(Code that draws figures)
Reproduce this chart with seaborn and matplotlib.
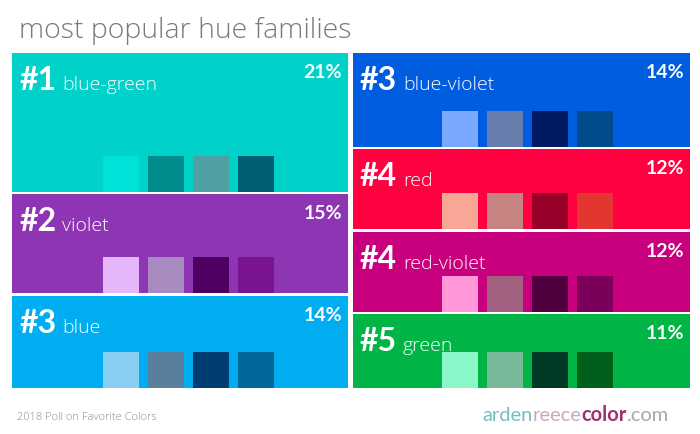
import matplotlib
matplotlib.use("Agg")
import matplotlib.pyplot as plt
import seaborn as sns

# ---- data ----
left_families = ["blue-green", "violet", "blue"]
left_ranks = ["#1", "#2", "#3"]
left_pcts = [21, 15, 14]
left_colors = ["#00D1C9", "#8E35B3", "#00ADF0"]
left_swatches = [
    ["#00E2D8", "#008C8C", "#4FA0A2", "#005F70"],
    ["#E6B6FA", "#A78ABF", "#4D0062", "#7A1490"],
    ["#88CDF2", "#5A7F9C", "#003D70", "#006899"],
]

right_families = ["blue-violet", "red", "red-violet", "green"]
right_ranks = ["#3", "#4", "#4", "#5"]
right_pcts = [14, 12, 12, 11]
right_colors = ["#005DE0", "#FF0040", "#C8007D", "#00B445"]
right_swatches = [
    ["#7AA8FF", "#687DAD", "#001B62", "#004B8B"],
    ["#F8A696", "#C78282", "#98002A", "#E43530"],
    ["#FF98D9", "#A26180", "#51003F", "#7B0059"],
    ["#8AF8C9", "#79B99A", "#003A24", "#005F1A"],
]

title = "most popular hue families"
footer_left = "2018 Poll on Favorite Colors"
logo_parts = ["arden", "reece", "color", ".com"]
logo_colors = ["#6DC1C0", "#C6AABD", "#A2306F", "#A9A9A9"]

# ---- figure ----
sns.set_theme(style="white")
plt.rcParams["font.family"] = ["Lato", "DejaVu Sans"]
LIGHT = ["Open Sans", "Lato", "DejaVu Sans"]

W, H = 700, 434
fig = plt.figure(figsize=(W / 100, H / 100), dpi=100)
ax = fig.add_axes([0, 0, 1, 1])
ax.set_xlim(0, W)
ax.set_ylim(H, 0)
ax.axis("off")

col_top, col_bottom, gap = 53, 388, 2.5


def draw_column(x0, width, ranks, fams, pcts, colors, swatches, sw_off):
    n = len(pcts)
    avail = (col_bottom - col_top) - gap * (n - 1)
    total = sum(pcts)
    y = col_top
    for rank, fam, pct, col, sws in zip(ranks, fams, pcts, colors, swatches):
        h = pct / total * avail
        ax.bar(x0, h, width=width, bottom=y, align="edge", color=col,
               linewidth=0)
        s = 36
        for i, sc in enumerate(sws):
            ax.bar(x0 + sw_off + i * 45, s, width=s, bottom=y + h - s,
                   align="edge", color=sc, linewidth=0)
        ax.text(x0 + 7, y + 37, rank, color="white", fontsize=23,
                fontweight="bold", ha="left", va="baseline")
        ax.text(x0 + 50, y + 37, fam, color="white", fontsize=14,
                fontweight=300, family=LIGHT, ha="left", va="baseline")
        ax.text(x0 + width - 6, y + 25, f"{pct}%", color="white",
                fontsize=14, fontweight="bold", ha="right", va="baseline")
        y += h + gap


draw_column(12, 336, left_ranks, left_families, left_pcts, left_colors,
            left_swatches, 91)
draw_column(353, 337, right_ranks, right_families, right_pcts, right_colors,
            right_swatches, 89)

ax.text(19, 38, title, color="#7A7A7A", fontsize=20.5, fontweight=300,
        family=LIGHT, ha="left", va="baseline")
ax.text(17, 420, footer_left, color="#8A8A8A", fontsize=8,
        fontweight=300, family=LIGHT, ha="left", va="baseline")

x = 482
renderer = fig.canvas.get_renderer()
for part, c in zip(logo_parts, logo_colors):
    t = ax.text(x, 421, part, color=c, fontsize=14.5,
                fontweight="bold" if part == "color" else "normal",
                ha="left", va="baseline")
    bb = t.get_window_extent(renderer=renderer)
    x += bb.width

fig.savefig("out.png", dpi=100)
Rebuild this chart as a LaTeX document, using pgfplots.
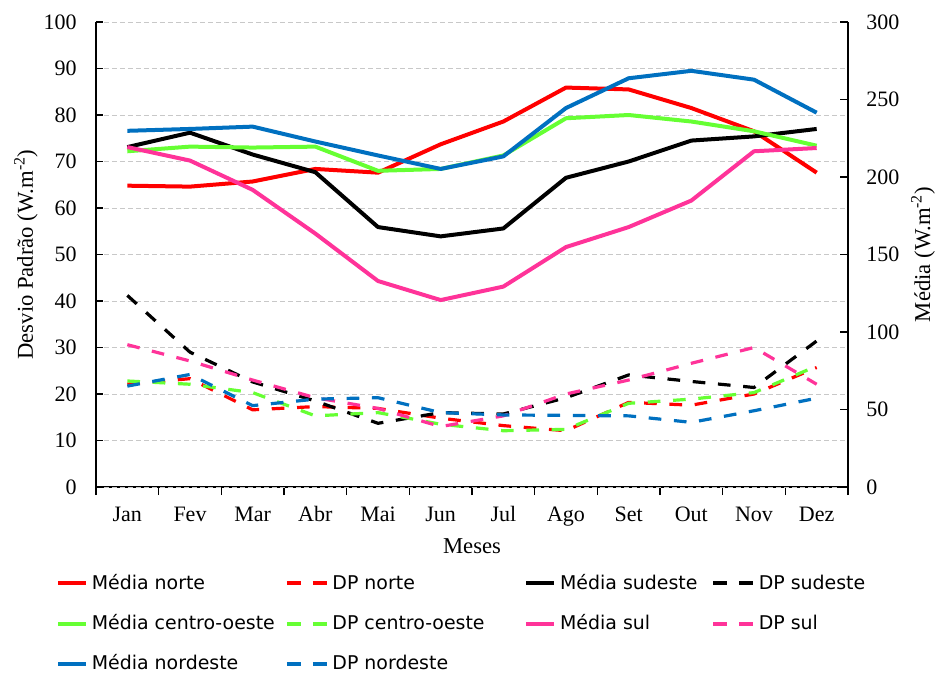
\documentclass[border=0pt]{standalone}
\usepackage{pgfplots}
\pgfplotsset{compat=1.18}
\usepackage{fontspec}
\setmainfont{Liberation Serif}
\newfontfamily\legfont{DejaVu Sans}
\definecolor{cRed}{RGB}{255,0,0}
\definecolor{cGreen}{RGB}{102,255,51}
\definecolor{cPink}{RGB}{255,51,153}
\definecolor{cBlue}{RGB}{0,112,192}
\definecolor{cGrid}{RGB}{200,200,200}
\pgfplotsset{
  base/.style={width=564pt, height=348.75pt, scale only axis, at={(0,0)}, anchor=south west,
    xmin=0.5, xmax=12.5, clip=false,
    axis line style={black, line width=1.1pt},
    every tick/.append style={black, line width=1pt},
    /pgf/number format/assume math mode=true,
    ticklabel style={font=\fontsize{16.5}{19}\selectfont, inner sep=0pt},
    label style={font=\fontsize{17}{20}\selectfont}},
  med/.style={line width=3pt, line join=round,
    legend image code/.code={\draw[##1] (0pt,0pt) -- (21pt,0pt);}},
  dp/.style={line width=2.4pt, line join=round, dash pattern=on 9.5pt off 9.5pt,
    legend image code/.code={\draw[##1, line width=3pt, dash pattern=on 10.5pt off 9pt] (0pt,0pt) -- (30pt,0pt);}},
}
\begin{document}
\begin{tikzpicture}
\useasboundingbox (-72pt,-141.75pt) rectangle (631.5pt,365.25pt);
% x axis
\begin{axis}[base, ymin=0, ymax=100, axis x line*=bottom, axis y line=none,
  xtick={1,...,12}, xticklabels={Jan,Fev,Mar,Abr,Mai,Jun,Jul,Ago,Set,Out,Nov,Dez},
  minor xtick={0.5,1.5,...,12.5}, tick align=outside, major tick length=0pt, minor tick length=6pt,
  xticklabel style={anchor=base, yshift=-25.5pt},
  xlabel={Meses}, xlabel style={at={(axis description cs:0.5,0)}, anchor=base, yshift=-49.5pt}]
\addplot[draw=none] coordinates {(1,0)};
\end{axis}
% left axis: DP
\begin{axis}[base, ymin=0, ymax=100, axis y line*=left, axis x line=none,
  tick align=inside, major tick length=5.5pt, ytick={0,10,...,100},
  ymajorgrids, grid style={cGrid, line width=0.75pt, dash pattern=on 3.75pt off 2.25pt},
  yticklabel style={anchor=east, xshift=-14.25pt},
  ylabel={Desvio Padrão (W.m\textsuperscript{-2})},
  ylabel style={at={([xshift=-47.25pt]axis description cs:0,0.5)}, anchor=base, rotate=0}]
\addplot[dp, cRed] coordinates {(1,22.1)(2,23.3)(3,16.6)(4,17.3)(5,16.9)(6,14.8)(7,13.2)(8,12.1)(9,18.2)(10,17.6)(11,20.0)(12,25.7)};
\addplot[dp, black] coordinates {(1,41.2)(2,29.0)(3,22.6)(4,18.5)(5,13.7)(6,16.0)(7,15.7)(8,19.2)(9,24.1)(10,22.7)(11,21.4)(12,31.4)};
\addplot[dp, cGreen] coordinates {(1,22.8)(2,22.1)(3,20.3)(4,15.3)(5,16.0)(6,13.5)(7,12.1)(8,12.4)(9,18.0)(10,18.9)(11,20.3)(12,26.0)};
\addplot[dp, cPink] coordinates {(1,30.6)(2,27.1)(3,23.0)(4,19.2)(5,16.9)(6,13.0)(7,15.3)(8,20.0)(9,23.0)(10,26.6)(11,30.0)(12,22.1)};
\addplot[dp, cBlue] coordinates {(1,21.7)(2,24.2)(3,17.5)(4,18.9)(5,19.2)(6,16.0)(7,15.5)(8,15.4)(9,15.3)(10,13.9)(11,16.4)(12,19.1)};
\end{axis}
% right axis: Media
\begin{axis}[base, ymin=0, ymax=300, axis y line*=right, axis x line=none,
  tick align=inside, major tick length=6pt, ytick={0,50,...,300},
  yticklabel style={anchor=west, xshift=13.5pt},
  ylabel={Média (W.m\textsuperscript{-2})},
  ylabel style={at={([xshift=61.5pt]axis description cs:1,0.5)}, anchor=base, rotate=0},
  legend columns=4, legend cell align=left,
  legend style={at={(-0.053,-0.1895)}, anchor=north west, draw=none, fill=none,
    inner sep=0pt, outer sep=0pt, font=\legfont\fontsize{14.2}{17}\selectfont,
    /tikz/column sep=0pt, /tikz/every odd column/.append style={column sep=2.75pt},
    /tikz/row sep=17.8pt, nodes={inner sep=0pt, text height=10.5pt, text depth=2pt}}]
\addlegendimage{med, cRed}\addlegendentry{\makebox[144.75pt][l]{Média norte}}
\addlegendimage{dp, cRed}\addlegendentry{\makebox[144pt][l]{DP norte}}
\addlegendimage{med, black}\addlegendentry{\makebox[113.25pt][l]{Média sudeste}}
\addlegendimage{dp, black}\addlegendentry{DP sudeste}
\addlegendimage{med, cGreen}\addlegendentry{\makebox[144.75pt][l]{Média centro-oeste}}
\addlegendimage{dp, cGreen}\addlegendentry{\makebox[144pt][l]{DP centro-oeste}}
\addlegendimage{med, cPink}\addlegendentry{\makebox[113.25pt][l]{Média sul}}
\addlegendimage{dp, cPink}\addlegendentry{DP sul}
\addlegendimage{med, cBlue}\addlegendentry{\makebox[144.75pt][l]{Média nordeste}}
\addlegendimage{dp, cBlue}\addlegendentry{\makebox[144pt][l]{DP nordeste}}
\addplot[med, cRed, forget plot] coordinates {(1,194.4)(2,193.8)(3,197.1)(4,205.2)(5,202.8)(6,221.1)(7,235.8)(8,257.7)(9,256.5)(10,244.5)(11,229.5)(12,202.8)};
\addplot[med, black, forget plot] coordinates {(1,219.3)(2,228.6)(3,214.5)(4,203.1)(5,167.7)(6,161.7)(7,166.8)(8,199.5)(9,210.0)(10,223.5)(11,226.2)(12,231.0)};
\addplot[med, cGreen, forget plot] coordinates {(1,216.6)(2,219.6)(3,219.0)(4,219.6)(5,204.0)(6,205.2)(7,213.9)(8,237.9)(9,240.0)(10,235.8)(11,229.5)(12,220.2)};
\addplot[med, cPink, forget plot] coordinates {(1,219.3)(2,210.6)(3,191.7)(4,163.5)(5,132.9)(6,120.6)(7,129.3)(8,154.8)(9,167.7)(10,184.8)(11,216.6)(12,218.7)};
\addplot[med, cBlue, forget plot] coordinates {(1,229.8)(2,231.0)(3,232.5)(4,222.9)(5,213.9)(6,205.2)(7,213.3)(8,244.5)(9,263.7)(10,268.5)(11,262.8)(12,241.5)};
\end{axis}
\end{tikzpicture}
\end{document}
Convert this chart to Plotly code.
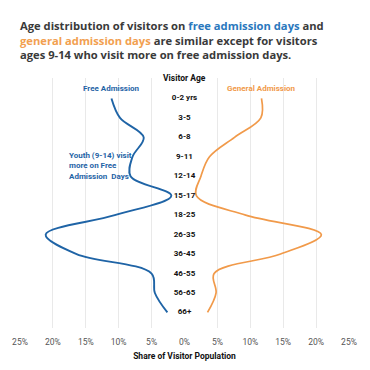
import plotly.graph_objects as go

ages = ["0-2 yrs", "3-5", "6-8", "9-11", "12-14", "15-17", "18-25", "26-35",
        "36-45", "46-55", "56-65", "66+"]
free_adm = [11.1, 9.8, 6.2, 7.9, 8.2, 2.0, 10.6, 21.1, 16.4, 5.0, 4.5, 2.6]
general_adm = [11.7, 11.6, 7.6, 3.8, 2.5, 1.8, 9.3, 20.8, 14.6, 4.5, 4.8, 3.5]
tick_vals = [-25, -20, -15, -10, -5, 0, 5, 10, 15, 20, 25]
tick_text = ["25%", "20%", "15%", "10%", "5%", "0%", "5%", "10%", "15%", "20%", "25%"]

BLUE = "#1f64a6"
ORANGE = "#f19a4a"
DARK = "#3a3a3a"

fig = go.Figure()
fig.add_trace(go.Scatter(
    x=[-v for v in free_adm], y=ages, mode="lines",
    line=dict(color=BLUE, width=1.9, shape="spline", smoothing=1.0),
    hoverinfo="skip", showlegend=False))
fig.add_trace(go.Scatter(
    x=general_adm, y=ages, mode="lines",
    line=dict(color=ORANGE, width=1.7, shape="spline", smoothing=1.0),
    hoverinfo="skip", showlegend=False))
fig.add_trace(go.Scatter(
    x=[0] * len(ages), y=ages, mode="text", text=[f"<b>{a}</b>" for a in ages],
    textfont=dict(family="Roboto", size=8, color="#111111"),
    hoverinfo="skip", showlegend=False))
# gridlines-only axis (no center line)
fig.add_trace(go.Scatter(x=[None], y=[None], xaxis="x2", showlegend=False, hoverinfo="skip"))

title_html = (
    f"Age distribution of visitors on <span style='color:#2a78bd'>free admission days</span> and<br>"
    f"<span style='color:#f2a050'>general admission days</span> are similar except for visitors<br>"
    f"ages 9-14 who visit more on free admission days."
)

fig.update_layout(
    width=370, height=370,
    margin=dict(l=20, r=21, t=78, b=42),
    paper_bgcolor="white", plot_bgcolor="white",
    title=dict(text=f"<b>{title_html}</b>", x=20/370, xanchor="left", xref="container",
               y=1 - 30/370, yanchor="top", yref="container",
               font=dict(family="Open Sans", size=11.2, color=DARK)),
    xaxis=dict(range=[-25, 25], tickvals=tick_vals, ticktext=tick_text,
               showgrid=False, zeroline=False, showline=False,
               ticks="outside", ticklen=6, tickcolor="rgba(0,0,0,0)",
               tickfont=dict(family="Roboto", size=8.5, color="#555555"),
               title=dict(text="<b>Share of Visitor Population</b>", standoff=6,
                          font=dict(family="Roboto", size=8.5, color="#111111"))),
    xaxis2=dict(range=[-25, 25], overlaying="x", tickvals=[v for v in tick_vals if v != 0],
                showticklabels=False, showgrid=True, gridcolor="#e9e9e9", gridwidth=1,
                zeroline=False, showline=False),
    yaxis=dict(type="category", categoryarray=ages, range=[11.8, -1.05],
               showticklabels=False, showgrid=False, zeroline=False, showline=False),
    annotations=[
        dict(text="<b>Visitor Age</b>", x=0, xref="x", y=1.03, yref="paper",
             showarrow=False, font=dict(family="Roboto", size=8.5, color="#111111")),
        dict(text="<b>Free Admission</b>", x=-11.1, xref="x", y=0.984, yref="paper",
             showarrow=False, font=dict(family="Roboto", size=8, color=BLUE)),
        dict(text="<b>General Admission</b>", x=11.7, xref="x", y=0.984, yref="paper",
             showarrow=False, font=dict(family="Roboto", size=8, color=ORANGE)),
        dict(text="<b>Youth (9-14) visit<br>more on Free<br>Admission  Days</b>",
             x=-17.9, xref="x", xanchor="left", align="left", y=0.648, yref="paper",
             showarrow=False, font=dict(family="Roboto", size=8, color=BLUE)),
    ],
)

fig.write_html("out.html", config={"displayModeBar": False},
               post_script="document.body.style.margin='0px';")
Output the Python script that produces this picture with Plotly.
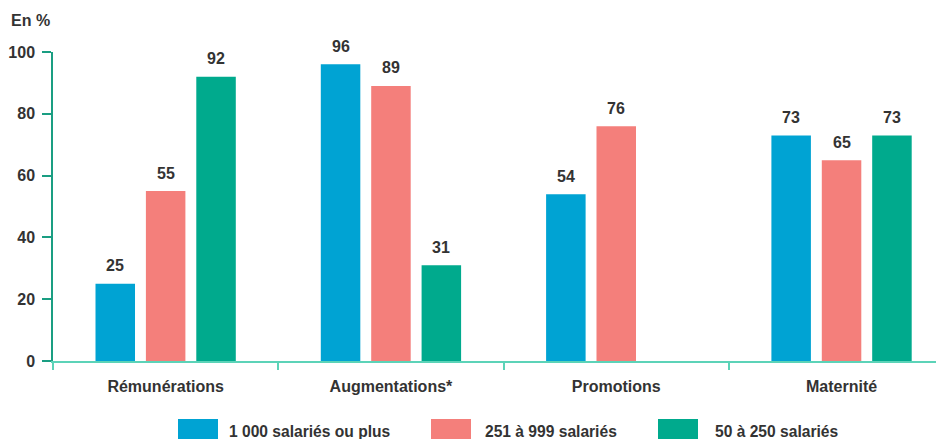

| Brief |
Find how many lines of the listing include the string "this" and give that number, nothing else.

| Written answer |
4